ROCKETT – The stories behind each player in The Spring League are the ones everybody has heard before – the guy that was overlooked, the guy that was plagued by injuries, or the guy that was in the mix for making the roster but got cut.
It’s the determination and, perhaps, desperation of players in those situations that’s helped the first-year instructional league that showcases pro football talent be so successful.
It also doesn’t hurt that a development league for football prospects – similar to the minors in baseball or the D-League in basketball – is a wide open space.
“Outside of NFL football, this is the next best thing right now,” said The Spring League’s CEO Brian Woods on Tuesday.
The Spring League will hold a showcase at Napa Memorial Stadium at 6 p.m. on Saturday, with Spring League East squaring off against Spring League California.
Just beyond the quiet streets of downtown Crockett, under the backdrop of the Carquinez Bridge and C&H Sugar Refinery, a training camp-sized mass of players assembled for three days of practice at John Swett High School this week. Each session resembled the NFL format, with players separated by position groups, working first with a specialized coach before they came together for 7-on-7s and full-team scrimmages.
Each player was invited to the showcase after submitting an application and going through a vetting process, Woods said. The league leans toward guys who have tangible experience in the NFL, whether it’s playing actual minutes, making the active roster, or even just a practice squad.
Familiar names like Fred Jackson, Greg Hardy and Anthony Dixon headline this weekend’s rosters, which are stuffed full of former impact players from around the football world.
Dixon, for example, was an absolute force at Mississippi State, rushing for almost 4,000 career yards and 42 touchdowns before getting drafted by the San Francisco 49ers in 2010. He played for the South Bay Area club for four years, primarily backing up Frank Gore, but he had his share of moments.
In the 2013 NFC Championship, he started at fullback and scored a TD to give San Francisco a 10-0 lead over Seattle in the second quarter. That game would be his last as a 49er, though. He left after amassing 458 regular-season rushing yards and eight TDs.
Dixon was signed by the Buffalo Bills in the offseason and was there for two seasons, but the only moves he made in New York were down the depth chart.
“I just heard about (The Spring League) and, if they’re playing football, I’m there,” Dixon said. “It’s as simple as that. I called Brian up and he told me he’d have me. So I’ve been thanking him – I still can’t thank him enough – because I was just tired of sitting on the couch. I’m just happy to be out here.”
The 29-year-old bruiser has no ego about his situation, and sees this league as his best chance to get to where he wants to be, playing pro football.

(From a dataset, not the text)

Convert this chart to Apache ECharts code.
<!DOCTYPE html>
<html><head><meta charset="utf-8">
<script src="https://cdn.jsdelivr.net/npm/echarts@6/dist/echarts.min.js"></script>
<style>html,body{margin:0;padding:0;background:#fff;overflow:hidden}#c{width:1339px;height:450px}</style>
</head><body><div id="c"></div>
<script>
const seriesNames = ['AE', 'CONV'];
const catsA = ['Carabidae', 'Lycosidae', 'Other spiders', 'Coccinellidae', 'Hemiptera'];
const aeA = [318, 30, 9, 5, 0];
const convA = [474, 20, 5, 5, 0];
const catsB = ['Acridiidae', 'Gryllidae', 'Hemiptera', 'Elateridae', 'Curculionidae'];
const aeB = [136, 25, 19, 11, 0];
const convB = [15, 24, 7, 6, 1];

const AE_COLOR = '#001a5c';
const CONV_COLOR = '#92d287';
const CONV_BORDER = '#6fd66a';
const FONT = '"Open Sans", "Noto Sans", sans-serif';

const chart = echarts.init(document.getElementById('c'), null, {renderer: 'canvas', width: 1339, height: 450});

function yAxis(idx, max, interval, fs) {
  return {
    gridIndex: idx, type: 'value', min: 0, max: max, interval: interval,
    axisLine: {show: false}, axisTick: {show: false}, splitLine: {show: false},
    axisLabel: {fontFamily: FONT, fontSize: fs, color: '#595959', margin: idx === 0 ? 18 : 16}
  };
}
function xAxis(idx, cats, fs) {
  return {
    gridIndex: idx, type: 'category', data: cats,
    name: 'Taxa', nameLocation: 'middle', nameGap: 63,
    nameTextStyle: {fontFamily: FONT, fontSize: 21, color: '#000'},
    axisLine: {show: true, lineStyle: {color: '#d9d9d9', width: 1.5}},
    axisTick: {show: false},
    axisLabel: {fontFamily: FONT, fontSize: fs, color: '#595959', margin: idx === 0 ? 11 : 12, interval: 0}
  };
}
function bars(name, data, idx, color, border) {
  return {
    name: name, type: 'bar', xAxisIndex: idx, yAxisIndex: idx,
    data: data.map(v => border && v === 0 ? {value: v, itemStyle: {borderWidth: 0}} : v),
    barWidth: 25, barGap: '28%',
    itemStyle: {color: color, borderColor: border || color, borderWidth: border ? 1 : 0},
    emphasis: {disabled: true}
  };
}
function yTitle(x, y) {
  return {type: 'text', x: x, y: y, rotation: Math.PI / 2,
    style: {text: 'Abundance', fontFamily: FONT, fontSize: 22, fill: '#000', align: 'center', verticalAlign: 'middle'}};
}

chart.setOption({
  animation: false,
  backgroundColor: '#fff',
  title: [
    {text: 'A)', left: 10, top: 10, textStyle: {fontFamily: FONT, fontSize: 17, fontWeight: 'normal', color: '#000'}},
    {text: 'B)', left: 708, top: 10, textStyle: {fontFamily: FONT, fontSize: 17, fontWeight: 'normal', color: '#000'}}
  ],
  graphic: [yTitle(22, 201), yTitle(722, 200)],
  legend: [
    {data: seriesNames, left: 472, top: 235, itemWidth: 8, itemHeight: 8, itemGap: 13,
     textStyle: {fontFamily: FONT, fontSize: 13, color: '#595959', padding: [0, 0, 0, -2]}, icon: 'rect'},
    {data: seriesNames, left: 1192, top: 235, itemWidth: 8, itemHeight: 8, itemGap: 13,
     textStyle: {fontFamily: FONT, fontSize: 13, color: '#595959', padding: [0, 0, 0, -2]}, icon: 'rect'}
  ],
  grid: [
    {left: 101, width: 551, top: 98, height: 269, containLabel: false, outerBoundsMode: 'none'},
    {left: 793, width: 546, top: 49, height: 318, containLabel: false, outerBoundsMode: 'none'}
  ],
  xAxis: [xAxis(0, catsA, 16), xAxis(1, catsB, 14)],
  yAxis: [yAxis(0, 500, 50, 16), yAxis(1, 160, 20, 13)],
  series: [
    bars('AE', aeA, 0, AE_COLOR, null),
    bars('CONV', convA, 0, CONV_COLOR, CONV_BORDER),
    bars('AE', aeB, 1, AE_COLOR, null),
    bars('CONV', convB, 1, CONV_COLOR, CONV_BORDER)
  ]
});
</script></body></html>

“No doubt, you think about it. You think about the journey, where I was and where I’m at now,” Dixon said. “But me, I’m kind of embracing it all and taking it as a challenge. I think it’s my biggest challenge yet. I think I can get it done – I know I can get it done. I’ve just got to keep on working, keep on grinding and I feel like it’ll happen.”
Then there are guys like Griff Whalen, a former Stanford wide receiver that has ridden the roller coaster that comes with being on the fringe of the NFL.

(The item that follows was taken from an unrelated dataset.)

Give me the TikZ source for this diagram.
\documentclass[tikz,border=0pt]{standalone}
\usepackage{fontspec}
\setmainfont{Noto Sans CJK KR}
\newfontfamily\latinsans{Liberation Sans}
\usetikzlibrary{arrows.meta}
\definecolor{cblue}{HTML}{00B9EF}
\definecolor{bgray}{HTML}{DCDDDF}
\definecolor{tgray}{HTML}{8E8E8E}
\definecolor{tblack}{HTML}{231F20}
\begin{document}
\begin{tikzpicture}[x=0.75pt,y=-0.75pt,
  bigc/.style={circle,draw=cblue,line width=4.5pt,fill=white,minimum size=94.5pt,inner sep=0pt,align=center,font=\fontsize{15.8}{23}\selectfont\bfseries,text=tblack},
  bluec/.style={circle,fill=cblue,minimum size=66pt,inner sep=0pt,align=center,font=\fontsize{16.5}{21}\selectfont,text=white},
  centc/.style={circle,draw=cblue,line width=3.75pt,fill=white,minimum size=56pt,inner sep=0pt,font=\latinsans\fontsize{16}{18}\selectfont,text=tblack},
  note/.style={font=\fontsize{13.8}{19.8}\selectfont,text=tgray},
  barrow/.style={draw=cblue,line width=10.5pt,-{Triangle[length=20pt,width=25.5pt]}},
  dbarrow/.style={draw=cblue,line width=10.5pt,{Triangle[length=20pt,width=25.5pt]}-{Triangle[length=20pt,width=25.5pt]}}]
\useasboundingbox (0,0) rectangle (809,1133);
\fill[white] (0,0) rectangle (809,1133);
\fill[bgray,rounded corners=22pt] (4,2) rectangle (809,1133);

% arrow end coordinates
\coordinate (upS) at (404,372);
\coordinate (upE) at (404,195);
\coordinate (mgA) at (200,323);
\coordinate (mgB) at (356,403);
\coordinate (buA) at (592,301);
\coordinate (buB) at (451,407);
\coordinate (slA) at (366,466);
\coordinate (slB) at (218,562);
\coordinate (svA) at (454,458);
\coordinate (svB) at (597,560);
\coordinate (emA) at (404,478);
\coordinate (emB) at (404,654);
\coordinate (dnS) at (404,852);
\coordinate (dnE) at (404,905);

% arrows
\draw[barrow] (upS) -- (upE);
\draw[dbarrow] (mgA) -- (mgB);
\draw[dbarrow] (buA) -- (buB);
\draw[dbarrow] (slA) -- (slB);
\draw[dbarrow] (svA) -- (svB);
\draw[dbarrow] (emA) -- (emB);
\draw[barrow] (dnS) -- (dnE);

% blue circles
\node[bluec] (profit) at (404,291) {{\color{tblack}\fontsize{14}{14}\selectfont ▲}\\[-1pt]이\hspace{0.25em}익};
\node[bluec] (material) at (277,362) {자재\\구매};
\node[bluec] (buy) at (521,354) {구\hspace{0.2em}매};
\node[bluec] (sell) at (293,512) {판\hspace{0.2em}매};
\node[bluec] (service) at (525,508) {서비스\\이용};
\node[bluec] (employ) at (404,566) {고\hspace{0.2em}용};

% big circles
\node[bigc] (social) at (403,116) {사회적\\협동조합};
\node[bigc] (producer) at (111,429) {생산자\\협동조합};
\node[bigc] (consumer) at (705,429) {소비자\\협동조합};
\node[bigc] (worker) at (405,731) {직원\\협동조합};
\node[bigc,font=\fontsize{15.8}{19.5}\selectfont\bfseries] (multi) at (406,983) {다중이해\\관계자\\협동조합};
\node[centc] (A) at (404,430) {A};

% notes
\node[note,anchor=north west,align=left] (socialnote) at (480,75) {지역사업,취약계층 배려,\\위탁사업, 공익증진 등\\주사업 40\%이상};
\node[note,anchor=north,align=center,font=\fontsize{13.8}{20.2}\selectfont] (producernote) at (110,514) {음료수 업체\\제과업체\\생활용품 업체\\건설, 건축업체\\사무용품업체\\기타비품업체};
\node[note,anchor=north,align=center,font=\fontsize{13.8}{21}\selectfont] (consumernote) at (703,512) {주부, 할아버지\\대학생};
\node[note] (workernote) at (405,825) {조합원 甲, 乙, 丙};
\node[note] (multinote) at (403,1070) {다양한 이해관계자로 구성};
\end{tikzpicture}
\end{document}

He was a walk-on that earned a scholarship and turned into a reliable target for quarterback Andrew Luck. He then joined him on the Indianapolis Colts, making the roster as an undrafted free agent in 2012.
But his first season was cut short by a broken foot. The next year, his status fluctuated between the practice squad and active roster whenever a wide receiver spot opened up.

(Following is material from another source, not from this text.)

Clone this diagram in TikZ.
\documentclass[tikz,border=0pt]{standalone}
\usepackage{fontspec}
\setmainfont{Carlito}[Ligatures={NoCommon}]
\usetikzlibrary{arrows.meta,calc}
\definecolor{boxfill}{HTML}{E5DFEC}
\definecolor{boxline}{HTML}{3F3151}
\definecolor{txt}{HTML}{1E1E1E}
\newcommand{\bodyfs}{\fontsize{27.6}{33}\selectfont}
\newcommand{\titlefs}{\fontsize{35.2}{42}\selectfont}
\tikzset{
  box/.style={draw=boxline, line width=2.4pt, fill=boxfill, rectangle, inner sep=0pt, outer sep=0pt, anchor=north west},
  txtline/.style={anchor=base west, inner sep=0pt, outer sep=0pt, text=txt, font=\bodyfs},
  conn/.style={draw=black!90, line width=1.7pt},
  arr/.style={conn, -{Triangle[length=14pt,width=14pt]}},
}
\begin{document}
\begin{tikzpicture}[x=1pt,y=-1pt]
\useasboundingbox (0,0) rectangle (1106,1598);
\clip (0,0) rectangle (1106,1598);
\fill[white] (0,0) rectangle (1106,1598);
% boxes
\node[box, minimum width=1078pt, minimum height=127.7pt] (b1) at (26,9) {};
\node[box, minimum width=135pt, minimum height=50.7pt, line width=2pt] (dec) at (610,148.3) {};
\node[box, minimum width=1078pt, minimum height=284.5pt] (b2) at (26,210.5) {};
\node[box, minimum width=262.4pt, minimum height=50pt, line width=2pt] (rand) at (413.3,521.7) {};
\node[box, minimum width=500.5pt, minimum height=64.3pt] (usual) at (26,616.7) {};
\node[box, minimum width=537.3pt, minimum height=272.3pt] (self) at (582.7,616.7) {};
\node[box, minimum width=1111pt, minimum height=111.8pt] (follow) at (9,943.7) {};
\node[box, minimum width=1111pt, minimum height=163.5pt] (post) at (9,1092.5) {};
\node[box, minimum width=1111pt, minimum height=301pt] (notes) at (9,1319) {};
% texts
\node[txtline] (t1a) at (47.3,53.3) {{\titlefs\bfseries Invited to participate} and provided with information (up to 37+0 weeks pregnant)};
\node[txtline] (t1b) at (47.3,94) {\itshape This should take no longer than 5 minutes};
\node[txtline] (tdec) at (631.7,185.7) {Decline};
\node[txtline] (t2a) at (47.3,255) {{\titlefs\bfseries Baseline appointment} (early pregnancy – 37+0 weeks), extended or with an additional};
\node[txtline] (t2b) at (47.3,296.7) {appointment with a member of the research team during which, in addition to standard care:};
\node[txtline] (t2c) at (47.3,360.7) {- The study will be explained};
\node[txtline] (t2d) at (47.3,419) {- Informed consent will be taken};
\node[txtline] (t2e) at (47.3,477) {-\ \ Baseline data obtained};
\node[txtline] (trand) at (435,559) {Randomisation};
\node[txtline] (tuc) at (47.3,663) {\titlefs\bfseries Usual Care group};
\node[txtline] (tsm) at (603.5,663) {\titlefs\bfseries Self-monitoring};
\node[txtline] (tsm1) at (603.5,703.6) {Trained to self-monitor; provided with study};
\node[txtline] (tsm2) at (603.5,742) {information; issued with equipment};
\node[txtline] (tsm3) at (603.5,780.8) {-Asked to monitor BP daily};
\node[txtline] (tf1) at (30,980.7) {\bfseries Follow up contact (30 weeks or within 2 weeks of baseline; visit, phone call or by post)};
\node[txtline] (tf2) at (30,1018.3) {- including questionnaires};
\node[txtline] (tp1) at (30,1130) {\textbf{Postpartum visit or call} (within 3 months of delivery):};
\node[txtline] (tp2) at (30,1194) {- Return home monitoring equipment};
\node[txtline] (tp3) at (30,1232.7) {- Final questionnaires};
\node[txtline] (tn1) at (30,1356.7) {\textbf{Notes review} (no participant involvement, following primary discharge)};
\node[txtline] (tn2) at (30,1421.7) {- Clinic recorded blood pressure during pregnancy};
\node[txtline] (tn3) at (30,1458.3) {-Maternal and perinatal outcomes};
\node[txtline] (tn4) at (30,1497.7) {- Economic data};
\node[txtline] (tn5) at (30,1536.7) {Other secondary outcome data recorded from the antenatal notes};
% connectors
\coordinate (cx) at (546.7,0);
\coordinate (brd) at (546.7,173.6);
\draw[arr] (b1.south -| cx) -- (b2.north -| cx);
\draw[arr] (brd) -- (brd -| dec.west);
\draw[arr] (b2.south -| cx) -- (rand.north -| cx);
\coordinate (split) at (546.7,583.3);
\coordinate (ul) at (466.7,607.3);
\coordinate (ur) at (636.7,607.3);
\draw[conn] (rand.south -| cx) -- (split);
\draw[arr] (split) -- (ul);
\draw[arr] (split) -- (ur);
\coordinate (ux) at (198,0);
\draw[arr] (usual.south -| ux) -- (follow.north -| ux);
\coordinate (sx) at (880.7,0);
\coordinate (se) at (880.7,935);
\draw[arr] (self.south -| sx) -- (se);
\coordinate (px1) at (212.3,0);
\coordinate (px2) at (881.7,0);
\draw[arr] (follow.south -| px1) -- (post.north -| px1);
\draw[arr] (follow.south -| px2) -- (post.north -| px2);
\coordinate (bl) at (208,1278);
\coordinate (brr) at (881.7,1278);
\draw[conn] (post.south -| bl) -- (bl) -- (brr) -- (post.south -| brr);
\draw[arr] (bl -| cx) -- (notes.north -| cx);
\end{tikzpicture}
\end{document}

Whalen was eventually reduced to a specialist, and that trend of waive and re-sign became the only constant, bouncing from Miami to San Diego to New England in 2016 alone.
His view of The Spring League is positive. Whalen said it’s an opportunity to face high-caliber competition and perform in live action as opposed to working out for a team and “running routes on air.”
Naturally, being in this position, fighting to keep his dream of alive, is something he’s used to by now.
“You hear about that all the time, especially in sports. The guy who everybody told he couldn’t do this or couldn’t do that,” Whalen said. “That’s probably one of the best fuel sources you can get, as far as that internal motivation. I think that has played a role my whole career. No Division I scholarship offers, so I was a walk-on motivated to prove I could play and that I could earn the scholarship. Then after that, undrafted and trying to prove that I could play and make a practice squad, make a roster and play in the top level.”
Aside from the Napa showcase, The Spring League is comprised of four teams and operates in April, holds six games and concludes before the draft.
Putting on this weekend’s game was a bold move, Woods said, but came about partly because he wanted to keep the momentum rolling while also giving more free agents a chance to get seen during this crucial period in the NFL calendar.
“Our first season yielded extremely positive results. We got over 20 percent of our players either signed or back into NFL camps,” Woods said. “So the momentum from that is something we wanted to build upon. I spoke to several clubs about holding a showcase, so to speak, right before NFL training camps opened, and all of them liked the concept of it.
“So I went forward with this idea – it was quite ambitious to put it together with only a few months – but the awareness of the league is certainly building. The success of the league in its first year was something we’re extremely happy about.”